When the capital city Ayutthaya was sacked on April 7, 1767 at the end of the Burmese-Siamese war, the Burmese army burned everything in sight and ret
Thai legend has it that the King of Burma Hsinbyushin found and read the poem for the Thai cats in the Tamra Maew. The poem describes Thai cats as being as rare as gold, and anyone that owns this cat will become wealthy.
He told his army to round up all the Suphalak cats and bring them back to Burma along with the other treasures. Today this legend is told in Thailand as a humorous explanation as to the rarity of Thai cats.
Legends in Siamese Cat History
It is believed the Royal Family of Siam owned Siamese cats and used them to guard the ancient temples. According to Siamese Cat history, only royalty or noblemen were allowed to own them, and their cats served as spirit guardians.
When someone important died, a cat from their household was chosen to receive and house their soul. This lucky cat spent the rest of its life in luxury, pampered and cared for by temple priests. The dead person’s family paid for the cat’s upkeep, as they believed this would bring their loved one good luck in the afterlife.
On The International Cat Association’s (TICA) website, we find the original Siamese cats had crossed eyes and kinked tails, both traits that breeders now consider a show fault but have no impact on the cat’s health.
Legend also has it that two Siamese were sent to find a goblet belonging to a King. When they found it one was left to look after it. The other returned to tell the king where it was.
The one left behind became so scared of losing the goblet that it stared at it and wrapped its tail around the base tightly.
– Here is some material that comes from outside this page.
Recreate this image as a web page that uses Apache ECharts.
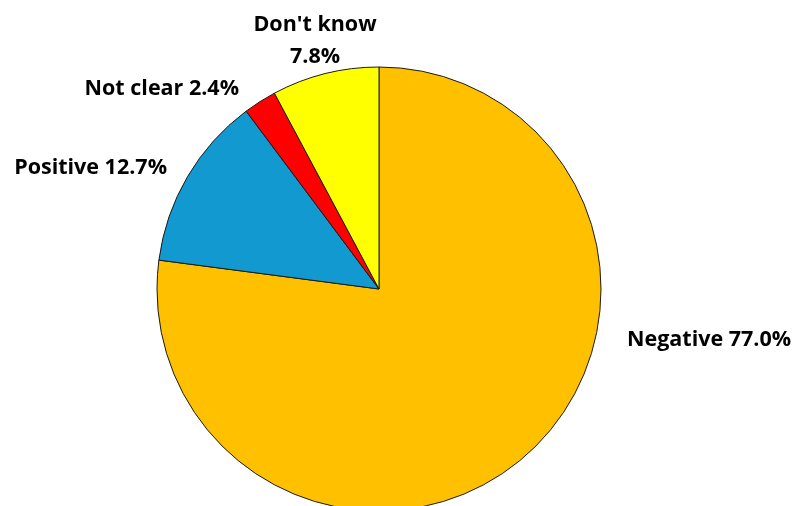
<!DOCTYPE html>
<html>
<head>
<meta charset="utf-8">
<script src="https://cdn.jsdelivr.net/npm/echarts@6/dist/echarts.min.js"></script>
<style>
html,body{margin:0;padding:0;background:#fff;}
#chart{width:796px;height:506px;}
</style>
</head>
<body>
<div id="chart"></div>
<script>
var categories = ["Negative", "Positive", "Not clear", "Don't know"];
var values = [77.0, 12.7, 2.4, 7.8];
var labelTexts = ["Negative 77.0%", "Positive 12.7%", "Not clear 2.4%", "Don't know\n7.8%"];
var colors = ["#FFC000", "#1199D0", "#FF0000", "#FFFF00"];

var cx = 379, cy = 289, R = 222;
// label placement offsets relative to pie centre (style, not data)
var labelOffsets = [
  {dx: 248, dy: 51, align: 'left'},
  {dx: -212, dy: -121, align: 'right'},
  {dx: -140, dy: -200, align: 'right'},
  {dx: -64, dy: -248, align: 'center'}
];

var chart = echarts.init(document.getElementById('chart'), null, {renderer: 'canvas'});
var data = categories.map(function (c, i) {
  return {name: c, value: values[i], itemStyle: {color: colors[i]}};
});
chart.setOption({
  animation: false,
  backgroundColor: '#ffffff',
  series: [{
    type: 'pie',
    center: [cx, cy],
    radius: [0, R],
    startAngle: 90,
    clockwise: true,
    data: data,
    itemStyle: {borderColor: '#1a1a1a', borderWidth: 1},
    label: {
      show: true,
      position: 'outside',
      formatter: function (p) { return labelTexts[p.dataIndex]; },
      fontFamily: 'Open Sans',
      fontWeight: 'bold',
      fontSize: 21.5,
      color: '#000',
      lineHeight: 32,
      overflow: 'none'
    },
    labelLine: {show: false},
    labelLayout: function (p) {
      var o = labelOffsets[p.dataIndex];
      return {x: cx + o.dx, y: cy + o.dy, align: o.align, verticalAlign: 'middle'};
    },
    emphasis: {disabled: true}
  }]
});
</script>
</body>
</html>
This caused the cat to become cross-eyed and have a permanent tail kink passed on through its descendants.
Another tale tells of the tails of Siamese cats being used as ring holders by the Royal Princesses and that is how the kinks arrived.
Siamese Cats come to the UK and US
History has it that in 1884, the departing British Consul-General Gould was given a Siamese cat by the Siamese king as a farewell gift, and Gould considered it as a great honor since the cat came from those bred in the palace by the royal family.
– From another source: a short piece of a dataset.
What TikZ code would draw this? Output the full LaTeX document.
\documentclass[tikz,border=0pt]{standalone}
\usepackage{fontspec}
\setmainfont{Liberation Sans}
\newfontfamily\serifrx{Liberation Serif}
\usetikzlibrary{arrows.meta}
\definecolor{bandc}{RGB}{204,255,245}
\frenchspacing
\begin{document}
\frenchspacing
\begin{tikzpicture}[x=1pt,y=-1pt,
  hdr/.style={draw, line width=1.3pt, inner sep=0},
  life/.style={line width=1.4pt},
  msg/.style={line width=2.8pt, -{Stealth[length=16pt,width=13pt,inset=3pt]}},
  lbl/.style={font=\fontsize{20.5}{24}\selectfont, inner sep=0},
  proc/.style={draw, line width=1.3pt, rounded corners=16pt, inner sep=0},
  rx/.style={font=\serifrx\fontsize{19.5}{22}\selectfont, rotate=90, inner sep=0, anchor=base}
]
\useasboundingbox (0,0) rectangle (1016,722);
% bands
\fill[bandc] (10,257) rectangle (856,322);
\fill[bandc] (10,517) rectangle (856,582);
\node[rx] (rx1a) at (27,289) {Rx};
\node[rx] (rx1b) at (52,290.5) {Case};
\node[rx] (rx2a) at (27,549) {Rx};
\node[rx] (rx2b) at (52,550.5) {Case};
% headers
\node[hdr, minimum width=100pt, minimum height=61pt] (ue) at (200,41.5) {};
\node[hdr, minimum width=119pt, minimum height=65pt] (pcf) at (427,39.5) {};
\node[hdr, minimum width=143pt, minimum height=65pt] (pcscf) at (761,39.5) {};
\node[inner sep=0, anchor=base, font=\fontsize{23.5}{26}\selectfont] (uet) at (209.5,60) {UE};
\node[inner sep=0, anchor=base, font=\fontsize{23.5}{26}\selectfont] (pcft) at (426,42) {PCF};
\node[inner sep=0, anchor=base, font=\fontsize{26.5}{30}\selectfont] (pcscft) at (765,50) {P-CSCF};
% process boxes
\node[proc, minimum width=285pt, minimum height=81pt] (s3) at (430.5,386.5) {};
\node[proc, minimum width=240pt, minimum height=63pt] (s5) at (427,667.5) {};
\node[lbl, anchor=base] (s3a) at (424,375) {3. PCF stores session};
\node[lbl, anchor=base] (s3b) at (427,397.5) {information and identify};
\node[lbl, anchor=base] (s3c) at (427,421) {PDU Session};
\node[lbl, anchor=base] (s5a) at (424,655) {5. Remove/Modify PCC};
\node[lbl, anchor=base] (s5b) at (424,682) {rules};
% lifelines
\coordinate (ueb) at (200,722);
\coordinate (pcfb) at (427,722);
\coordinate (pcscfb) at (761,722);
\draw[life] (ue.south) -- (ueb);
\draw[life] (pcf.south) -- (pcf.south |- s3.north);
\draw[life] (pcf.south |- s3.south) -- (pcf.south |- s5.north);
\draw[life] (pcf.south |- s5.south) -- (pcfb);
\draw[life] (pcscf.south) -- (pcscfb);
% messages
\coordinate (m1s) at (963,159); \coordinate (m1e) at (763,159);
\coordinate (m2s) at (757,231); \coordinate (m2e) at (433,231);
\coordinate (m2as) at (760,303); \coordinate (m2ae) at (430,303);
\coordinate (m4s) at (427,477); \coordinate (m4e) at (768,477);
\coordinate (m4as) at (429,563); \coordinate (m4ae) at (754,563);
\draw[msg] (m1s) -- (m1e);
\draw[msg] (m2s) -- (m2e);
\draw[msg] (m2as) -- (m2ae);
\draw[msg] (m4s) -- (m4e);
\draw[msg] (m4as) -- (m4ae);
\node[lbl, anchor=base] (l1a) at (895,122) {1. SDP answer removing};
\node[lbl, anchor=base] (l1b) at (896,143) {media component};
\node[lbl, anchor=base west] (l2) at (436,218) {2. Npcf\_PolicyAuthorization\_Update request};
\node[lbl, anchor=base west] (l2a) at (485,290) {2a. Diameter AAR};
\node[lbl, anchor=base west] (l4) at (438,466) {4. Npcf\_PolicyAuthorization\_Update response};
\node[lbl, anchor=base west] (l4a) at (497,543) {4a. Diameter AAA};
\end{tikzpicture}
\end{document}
- He brought the first Siamese, Pho, and Mia, to the United Kingdom in 1884 as a gift for his sister Lillian.
- Their litter, Kalahom, Karomata, and Duen Ngai were first shown at the Crystal Palace cat show in 1885.
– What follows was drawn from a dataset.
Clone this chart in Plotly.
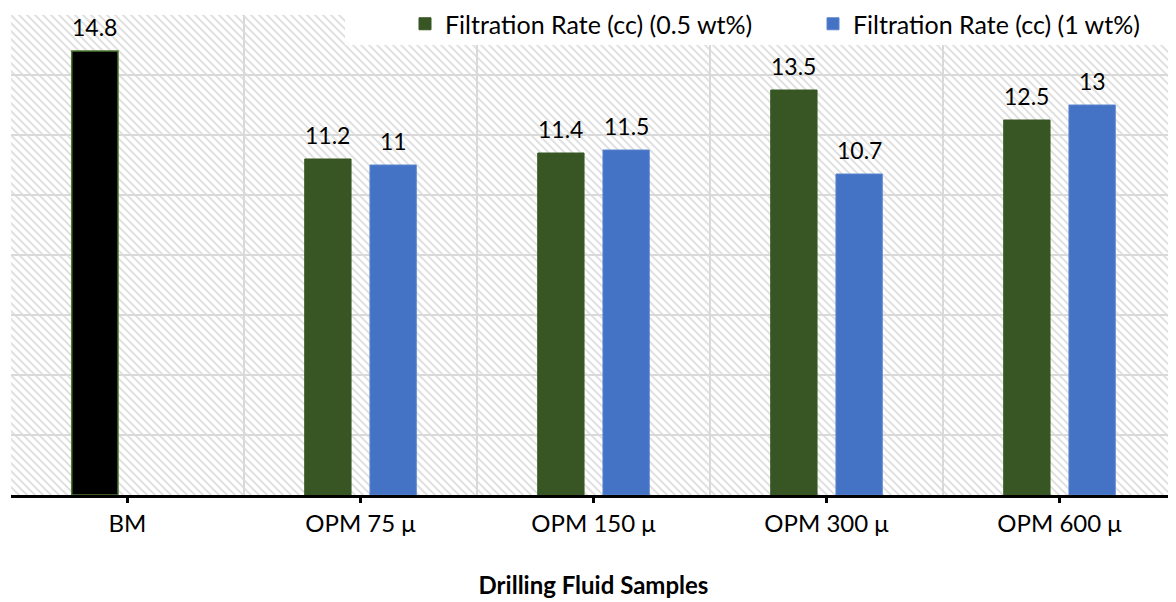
import base64
import plotly.graph_objects as go

categories = ['BM', 'OPM 75 μ', 'OPM 150 μ', 'OPM 300 μ', 'OPM 600 μ']
rate_05 = [14.8, 11.2, 11.4, 13.5, 12.5]
rate_1 = [None, 11, 11.5, 10.7, 13]
series_names = ['Filtration Rate (cc) (0.5 wt%)', 'Filtration Rate (cc) (1 wt%)']
x_title = 'Drilling Fluid Samples'

GREEN = '#375623'
BLUE = '#4472C4'
GRID = '#d9d9d9'
FONT = 'Lato'
BARGAP = 0.44
# the page puts the figure 8px in from the corner, so size it to end at the window edge
W, H = 1168, 594
M = dict(l=3, r=0, t=7, b=107, autoexpand=False)

pos = list(range(len(categories)))
pw, ph = W - M['l'] - M['r'], H - M['t'] - M['b']

# hatched plot background (excel style downward diagonal fill)
svg = (f"<svg xmlns='http://www.w3.org/2000/svg' width='{pw}' height='{ph}'>"
       "<defs><pattern id='h' width='8' height='8' patternUnits='userSpaceOnUse'>"
       "<path d='M-2,-2 L10,10 M-2,6 L2,10 M6,-2 L10,2' stroke='#e1e1e1' stroke-width='2'/>"
       "</pattern></defs><rect width='100%' height='100%' fill='url(#h)'/></svg>")
hatch = 'data:image/svg+xml;base64,' + base64.b64encode(svg.encode()).decode()

fig = go.Figure()
# base mud bar sits in the 0.5 wt% slot but is drawn black
fig.add_trace(go.Bar(x=pos[:1], y=rate_05[:1], offsetgroup='a', showlegend=False,
                     marker=dict(color='black', line=dict(color='#4e7a30', width=1.5))))
fig.add_trace(go.Bar(x=pos[1:], y=rate_05[1:], offsetgroup='a', name=series_names[0],
                     marker=dict(color=GREEN, line=dict(color=GREEN, width=1))))
fig.add_trace(go.Bar(x=pos, y=rate_1, offsetgroup='b', name=series_names[1],
                     marker=dict(color=BLUE, line=dict(color='#5b85cf', width=1))))

# value labels above each bar
slot = (1 - BARGAP) / 2
for s, vals in enumerate([rate_05, rate_1]):
    for i, v in zip(pos, vals):
        if v is None:
            continue
        fig.add_annotation(x=i + (s - 0.5) * slot, y=v, text=f'{v:g}', showarrow=False,
                           yanchor='bottom', yshift=8, font=dict(family=FONT, size=23, color='black'))

# white box behind the legend
fig.add_shape(type='rect', xref='paper', yref='paper', x0=(337 - M['l']) / pw, x1=1,
              y0=1 - 30 / ph, y1=1 + (M['t'] + 2) / ph, fillcolor='white', line_width=0, layer='above')

fig.update_layout(
    width=W, height=H, margin=M,
    paper_bgcolor='white', plot_bgcolor='white',
    barmode='group', bargap=BARGAP, bargroupgap=0.29,
    font=dict(family=FONT, size=24, color='black'),
    images=[dict(source=hatch, xref='paper', yref='paper', x=0, y=1, sizex=1, sizey=1,
                 sizing='stretch', xanchor='left', yanchor='top', layer='below')],
    legend=dict(orientation='h', x=(397 - M['l']) / pw, xanchor='left',
                y=(ph + M['t'] - 16) / ph, yanchor='middle',
                bgcolor='rgba(0,0,0,0)', font=dict(size=25), itemwidth=30,
                entrywidth=363, traceorder='normal'),
    showlegend=True,
)
fig.update_xaxes(
    range=[-0.5, 4.5], tickvals=pos, ticktext=categories, showgrid=False,
    ticks='outside', ticklen=5, tickwidth=3, tickcolor='black',
    showline=True, linecolor='black', linewidth=3, zeroline=False,
    minor=dict(tickvals=[p - 0.5 for p in pos] + [pos[-1] + 0.5], showgrid=True,
               gridcolor=GRID, gridwidth=2, ticks=''),
    title=dict(text=f'<b>{x_title}</b>', font=dict(size=24), standoff=42),
)
fig.update_yaxes(range=[0, 16], dtick=2, showticklabels=False, showgrid=True,
                 gridcolor=GRID, gridwidth=2, zeroline=False)

fig.write_html('out.html')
- They died soon after the show but more Siamese continued to be imported to the country.
- His sister, Jane Gould (who, married in 1895 as Lilian Jane Veley) went on to co-found the Siamese Cat Club in 1901.
Cat lovers brought the Siamese to America in the late 19th century, but there are mixed reports about when—and how—it traveled to the United States.
Some rumors say the Siamese first appeared in the U.S. courtesy of an American naval officer, who picked up two cats while on a tour of duty in Southeast Asia.
Other legends claim an American friend of the King of Siam was given Siamese cats as a gift, or that renowned opera singer Blanche Arral brought them back to America after touring Siam.
From 1889-1890, a Chicago cat club lists several registered Siamese cats, one of which was “imported from Siam” by its founder.
Siamese Cat comes to the White House
But what really brought attention to Siamese cats was when U.S. Consul David Stickles, a diplomat at the consulate in Bangkok, gave President Rutherford B. Hayes’s wife Lucy a Siamese cat named Siam in the late 1870s.
‘I have taken the liberty of forwarding you one of the finest specimens of Siamese cats that I have been able to procure in this country,” he wrote to the First Lady. “I am informed that it is the first attempt ever made to send a Siamese cat to America.’
Sadly, Siam fell ill and died after less than a year in the White House. According to legend, the president’s steward requested that the cat’s body be preserved. However, no stuffed kitties were ever discovered, suggesting that the tale might be more fanciful than fact-based.
Some 30 years later, in April 1909, The Siamese Cat Society of America was founded and the first standard for the Siamese Cat was approved.
Read more posts about Cats at The White House:
Over 34 types of colors and patterns
Since then what is considered vogue for the Siamese has changed. The seal point was the original and probably also the most well-known color. Breeders have since developed more colors and more patterns.
Today there are more than 34 different colors and patterns, including;
- And tabby points
In the 20th century, the Siamese cat became one of the most popular breeds in Europe and North America.
The modern Siamese is characterized by:
- Blue almond-shaped eyes
- A triangular head shape
- Large ears
- An elongated, slender, and muscular body
- And point coloration.
TICA describes the breed as:
- Playful into adulthood, often enjoying a game of fetch
- Siamese prefer to live in pairs or groups and also seek human interaction
Interestingly, we find there are now 2 distinct types of Siamese cat:
- The traditional Siamese has a more rounded head and stocky body shape of which our house-mate Linus is definitely traditional.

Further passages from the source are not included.